Conclusion: Towards a Qualitative Knowing
Frances Dyson argues that we need to change how we respond to ecological and environmental crisis. The “fractured nature” of media and politics today promotes a “process of division, separation, and multiplication” that ultimately contributes to a “highly mediated, controlled, and detached unity through disaster.”[5] Soundscape composition offers an alternative type of response. In the 1970s, the artist Joseph Beuys argued for the potential of art to serve as an ongoing “social structure,” “a process of thought, speech, discussion, and political and environmental action that embraces many disciplines, opens participation, and frees art from its materiality creating an active space of potential.”[6] Soundscape composition is an example of such an ongoing social structure. Rather than protest against the noise of modernity, soundscape composition attempts to incorporate and make sense of it, observing everything with a critical ear and trying to relate to it. Through its unique blend of field recording, sonification, soundwalking, and in situ works, soundscape composition repurposes technology to engage qualitative ways of knowing that broaden perspectives, recognize the “unheard,” unite the local and global, promote the position of the listener, engage with the imagination and interdisciplinary, and encourage holistic thinking. Central to soundscape composition is a relentless search for a truth, a deeper understanding of reality that, in John Luther Adams’s words, “changes us, infusing us with “sense of wonder at the strange beauty, astonishing complexity, and miraculous unity of creation.”[7] We come out a different person from when we entered.

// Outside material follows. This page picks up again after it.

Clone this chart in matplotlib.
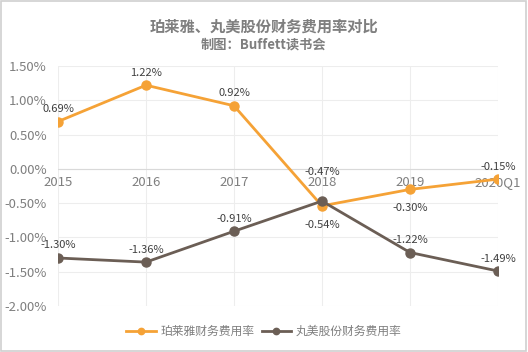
import matplotlib
matplotlib.use("Agg")
import matplotlib.pyplot as plt
from matplotlib.patches import Rectangle

plt.rcParams['font.family'] = ['Noto Sans CJK SC', 'DejaVu Sans']

categories = ['2015', '2016', '2017', '2018', '2019', '2020Q1']
proya = [0.69, 1.22, 0.92, -0.54, -0.30, -0.15]
marubi = [-1.30, -1.36, -0.91, -0.47, -1.22, -1.49]
proya_label_pos = ['above', 'above', 'above', 'below', 'below', 'above']
marubi_label_pos = ['above', 'above', 'above', 'high', 'above', 'above']
yticks = [1.5, 1.0, 0.5, 0.0, -0.5, -1.0, -1.5, -2.0]
series_names = ['珀莱雅财务费用率', '丸美股份财务费用率']
title = '珀莱雅、丸美股份财务费用率对比'
subtitle = '制图：Buffett读书会'

c_orange = '#F5A236'
c_brown = '#6B5E55'
grey = '#7F7F7F'
grid_c = '#EDEDED'

fig = plt.figure(figsize=(5.28, 3.52), dpi=100)
fig.patches.append(Rectangle((0.002, 0.003), 0.995, 0.993, transform=fig.transFigure,
                             fill=False, edgecolor='#D0D0D0', linewidth=1.2))
ax = fig.add_axes([0.1098, 0.1307, 0.8333, 0.6818])
x = list(range(len(categories)))

ax.plot(x, proya, color=c_orange, lw=2, marker='o', ms=6.5, label=series_names[0], zorder=3)
ax.plot(x, marubi, color=c_brown, lw=2, marker='o', ms=6.5, label=series_names[1], zorder=4)

ax.set_xlim(0, 5)
ax.set_ylim(-2.0, 1.5)
ax.set_yticks(yticks)
ax.set_yticklabels([f'{v:.2f}%' for v in yticks], color=grey, fontsize=9.5)
ax.set_xticks(x)
ax.set_xticklabels([])
ax.tick_params(length=0, pad=8)
ax.grid(True, color=grid_c, lw=0.8)
ax.set_axisbelow(True)
for s in ax.spines.values():
    s.set_visible(False)
ax.axhline(0, color='#D9D9D9', lw=0.8, zorder=1)

for xi, c in zip(x, categories):
    ax.text(xi, -0.10, c, ha='center', va='top', color=grey, fontsize=9.5, zorder=2)

offsets = {'above': 9, 'below': -13.5, 'high': 21}

def lab(vals, poss):
    for xi, v, p in zip(x, vals, poss):
        ax.annotate(f'{v:.2f}%', (xi, v), xytext=(0, offsets[p]), textcoords='offset points',
                    ha='center', va='center', fontsize=8, color='#404040', zorder=5)

lab(proya, proya_label_pos)
lab(marubi, marubi_label_pos)

fig.text(0.5, 0.925, title, ha='center', va='center', fontsize=11, fontweight='bold', color='#7F7F7F')
fig.text(0.5, 0.873, subtitle, ha='center', va='center', fontsize=9.5, fontweight='bold', color='#7F7F7F')

leg = fig.legend(loc='center', bbox_to_anchor=(0.5, 0.058), ncol=2, frameon=False,
                 fontsize=8.5, handlelength=2.5, columnspacing=0.6, handletextpad=0.4, markerscale=0.7)
for t in leg.get_texts():
    t.set_color(grey)

fig.savefig('out.png', dpi=100)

[1] Licht, A. Sound art, beyond music, between categories. New York, NY: Rizzoli International Publications, Inc., 2007.
[2] Schafer, R. Murray. The tuning of the world. Alfred A. Knopf, 1977. Print.
[3] Schafer, Ibid.
[4] Dunn, David. “Nature, Sound Art, and the Sacred.” In The book of music and nature: an anthology of sounds, words, thoughts. Rothenberg, David, and Marta Ulvaeus, eds. Wesleyan University Press, 2013. Print.
[5] Dyson, Frances. The Tone of Our Times: Sound, Sense, Economy, and Ecology. Cambridge (MA): Leonardo, The MIT Press, 2014. Print.
[6] Polli, A. “Soundscape, sonification, and sound activism,” AI & Society, vol. 27, pp. 257–68, 2012.
[7] Adams, John Luther. Winter music: composing the North. Wesleyan University Press, 2004.